In der Folgezeit wurde im Ministerium ein Gesetzesentwurf erarbeitet, der vor der Sommerpause 2015 in die Ressortabstimmung ging. Im Anschluss daran, kam es zu einer Blockade des Gesetzesentwurfes im CDU-geführten Bundeskanzleramt. Diese wurde erst im Dezember 2015 beendet.
Frau Kühne-Hörmann, entgegen Ihrer Darstellung spielen Sie in der Bundespolitik keine Rolle!
Beenden Sie diese unsägliche Masche und dieses durchsichtige Ablenkungsmanöver mit dem Sie von eigenen Problemen, wie die Ausstattung der Justiz, die Besoldung in der Justiz, abzulenken zu versuchen!
Diese Ablenkungsmanöver schaden den Sachthemen und nützen niemandem, auch Ihnen nicht!
Sehr geehrter Herr Präsident,
meine Damen und Herren,
über diese Reform hinaus, ist aus meiner Sicht noch einiges zu tun:
So brauchen wir z. B. die flächendenkende Möglichkeit der anonymen Dokumentation solcher Straftaten, damit Opfer in Ruhe überlegen können, ob sie die Straftat anzeigen oder nicht.
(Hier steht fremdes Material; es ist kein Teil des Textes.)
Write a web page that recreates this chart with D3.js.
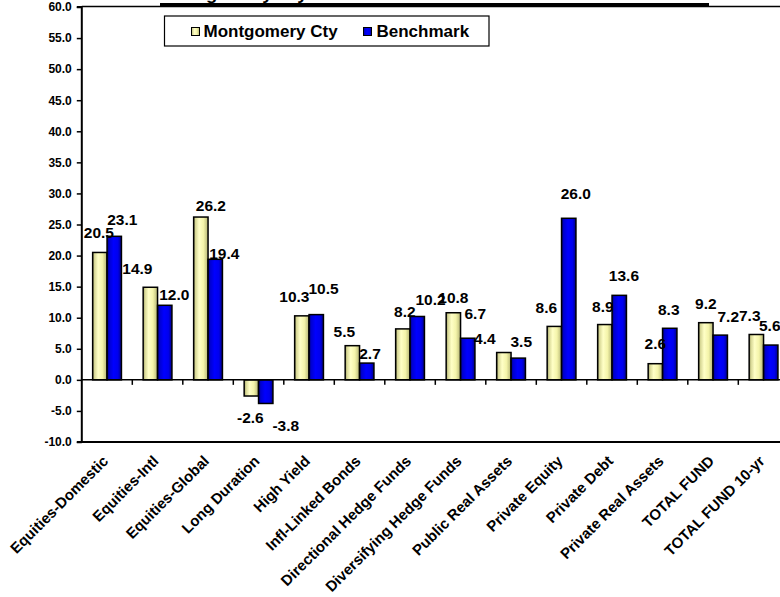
<!DOCTYPE html>
<html>
<head>
<meta charset="utf-8">
<script src="https://cdn.jsdelivr.net/npm/d3@7"></script>
<style>
  html, body { margin: 0; padding: 0; background: #fff; }
  svg { display: block; font-family: Arial, "Liberation Sans", sans-serif; }
</style>
</head>
<body>
<svg id="chart" width="780" height="597"></svg>
<script>
// ---- data ----
const categories = ["Equities-Domestic", "Equities-Intl", "Equities-Global", "Long Duration", "High Yield",
  "Infl-Linked Bonds", "Directional Hedge Funds", "Diversifying Hedge Funds", "Public Real Assets",
  "Private Equity", "Private Debt", "Private Real Assets", "TOTAL FUND", "TOTAL FUND 10-yr"];
const seriesNames = ["Montgomery Cty", "Benchmark"];
const montgomery = [20.5, 14.9, 26.2, -2.6, 10.3, 5.5, 8.2, 10.8, 4.4, 8.6, 8.9, 2.6, 9.2, 7.3];
const benchmark  = [23.1, 12.0, 19.4, -3.8, 10.5, 2.7, 10.2, 6.7, 3.5, 26.0, 13.6, 8.3, 7.2, 5.6];
const yTicks = [-10, -5, 0, 5, 10, 15, 20, 25, 30, 35, 40, 45, 50, 55, 60];
const titleText = "Montgomery Cty / Benchmark Asset Class Returns – One Year";

// label nudges (manual placement as in the original), [dx, dy] from bar end
const nudgeA = [[-1,-20],[-13,-18.5],[10,-12],[-1,21.6],[-7.5,-19.3],[-8,-14],[2,-17.3],[0,-15.6],[-19,-13.7],[-8,-19.3],[-2,-18],[0,-20],[0,-19.5],[-6.6,-19]];
const nudgeB = [[8,-16.5],[9.6,-10.5],[9,-6],[20,22],[7.3,-26.5],[3.3,-10],[13.3,-16.7],[7.5,-25],[3,-16.7],[7,-25],[4.7,-19.5],[-1,-19],[8,-19],[-1,-20]];

// ---- layout ----
const svg = d3.select("#chart");
const plot = { left: 81.8, right: 788.8, top: 7, bottom: 442 };
const fmt = v => d3.format(".1f")(v).replace("\u2212", "-");

const defs = svg.append("defs");
function grad(id, stops) {
  const g = defs.append("linearGradient").attr("id", id).attr("x1", "0%").attr("x2", "100%").attr("y1", "0%").attr("y2", "0%");
  stops.forEach(s => g.append("stop").attr("offset", s[0]).attr("stop-color", s[1]));
}
grad("gY", [["0%", "#8a8a58"], ["12%", "#d6d694"], ["38%", "#ffffc6"], ["68%", "#f4f4aa"], ["100%", "#b4b474"]]);
grad("gB", [["0%", "#000078"], ["15%", "#0000d0"], ["45%", "#0000ff"], ["75%", "#0000ee"], ["100%", "#000088"]]);
const fills = ["url(#gY)", "url(#gB)"];

const y = d3.scaleLinear().domain([-10, 60]).range([plot.bottom, plot.top]);
const x0 = d3.scaleBand().domain(categories).range([plot.left, plot.right]).padding(0);
const step = x0.bandwidth();
const x1 = d3.scaleBand().domain(seriesNames).range([step * 0.215, step * 0.785]).padding(0);

// title (cropped at top, as in original)
svg.append("text")
  .attr("x", 434.5).attr("y", -0.5)
  .attr("text-anchor", "middle")
  .attr("font-size", 17).attr("font-weight", "bold")
  .attr("textLength", 545).attr("lengthAdjust", "spacingAndGlyphs")
  .text(titleText);
svg.append("line").attr("x1", 160).attr("x2", 709).attr("y1", 4.5).attr("y2", 4.5)
  .attr("stroke", "#000").attr("stroke-width", 3);

// plot frame
svg.append("line").attr("x1", plot.left).attr("x2", 780).attr("y1", plot.top - 0.5).attr("y2", plot.top - 0.5)
  .attr("stroke", "#000").attr("stroke-width", 1.5);
svg.append("line").attr("x1", plot.left).attr("x2", 780).attr("y1", plot.bottom).attr("y2", plot.bottom)
  .attr("stroke", "#000").attr("stroke-width", 2);

// y axis
const yAxis = d3.axisLeft(y).tickValues(yTicks).tickFormat(fmt).tickSize(5).tickPadding(5);
const gy = svg.append("g").attr("transform", `translate(${plot.left},0)`).call(yAxis);
gy.attr("font-family", null).attr("font-size", null);
gy.select(".domain").attr("stroke-width", 2).attr("d", `M-5,${plot.top}H0V${plot.bottom}H-5`);
gy.selectAll(".tick line").attr("stroke-width", 1.5);
gy.selectAll("text").attr("font-size", 12).attr("font-weight", "bold").attr("fill", "#000");

// bars
const groups = svg.append("g").selectAll("g").data(categories).join("g")
  .attr("transform", d => `translate(${x0(d)},0)`);
const valuesBy = [montgomery, benchmark];
seriesNames.forEach((s, si) => {
  groups.append("rect")
    .attr("x", x1(s))
    .attr("width", x1.bandwidth())
    .attr("y", (d, i) => y(Math.max(0, valuesBy[si][i])))
    .attr("height", (d, i) => Math.abs(y(valuesBy[si][i]) - y(0)))
    .attr("fill", fills[si])
    .attr("stroke", "#000").attr("stroke-width", 1.5);
});

// x axis at zero
const xAxisG = svg.append("g").attr("transform", `translate(0,${y(0)})`);
xAxisG.append("line").attr("x1", plot.left).attr("x2", 780).attr("stroke", "#000").attr("stroke-width", 1.5);
const boundaries = categories.map(c => x0(c)).slice(1);
xAxisG.selectAll(".tk").data(boundaries).join("line").attr("class", "tk")
  .attr("x1", d => d).attr("x2", d => d).attr("y1", 0).attr("y2", 5)
  .attr("stroke", "#000").attr("stroke-width", 1.5);

// category labels (rotated)
svg.append("g").selectAll("text").data(categories).join("text")
  .attr("transform", d => `translate(${x0(d) + step / 2 + 2},${plot.bottom + 20}) rotate(-45)`)
  .attr("text-anchor", "end")
  .attr("font-size", 15).attr("font-weight", "bold").attr("fill", "#000")
  .text(d => d);

// value labels
const labelG = svg.append("g");
[1, 0].forEach(si => {
  const vals = valuesBy[si];
  const nud = si === 0 ? nudgeA : nudgeB;
  labelG.selectAll(".lab" + si).data(categories).join("text").attr("class", "lab" + si)
    .attr("x", (d, i) => x0(d) + x1(seriesNames[si]) + x1.bandwidth() / 2 + nud[i][0])
    .attr("y", (d, i) => y(vals[i]) + nud[i][1] + 5.6)
    .attr("text-anchor", "middle")
    .attr("font-size", 15.5).attr("font-weight", "bold").attr("fill", "#000")
    .text((d, i) => fmt(vals[i]));
});

// legend
const lg = svg.append("g");
lg.append("rect").attr("x", 164.5).attr("y", 16).attr("width", 324.5).attr("height", 30)
  .attr("fill", "#fff").attr("stroke", "#000").attr("stroke-width", 1.2);
const legX = [191.5, 363.5];
const legTextX = [203.5, 376.5];
seriesNames.forEach((s, si) => {
  lg.append("rect").attr("x", legX[si]).attr("y", 27.5).attr("width", 8).attr("height", 8)
    .attr("fill", fills[si]).attr("stroke", "#000").attr("stroke-width", 1);
  lg.append("text").attr("x", legTextX[si]).attr("y", 37)
    .attr("font-size", 17).attr("font-weight", "bold").attr("fill", "#000").text(s);
});
</script>
</body>
</html>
Des Weiteren sollte die Strafprozessordnung dahingehend ergänzt werden, dass die Vernehmung des Opfers bei einer schweren Straftat, wie z. B. die Vergewaltigung, bei der Polizei als erste Aussage auf Video festgehalten wird. Damit könnte der Schutz der Opfer strafprozessual abgesichert werden.
Herr Präsident,
meine Damen und Herren,
Die Reform des Sexualstrafrechts ist insgesamt sehr gelungen.
Vergessen wir nicht: Wenn Täter nicht verurteilt werden können, dann ist das für die Opfer die zweite bittere Demütigung.
Vielen Dank für Ihre Aufmerksamkeit!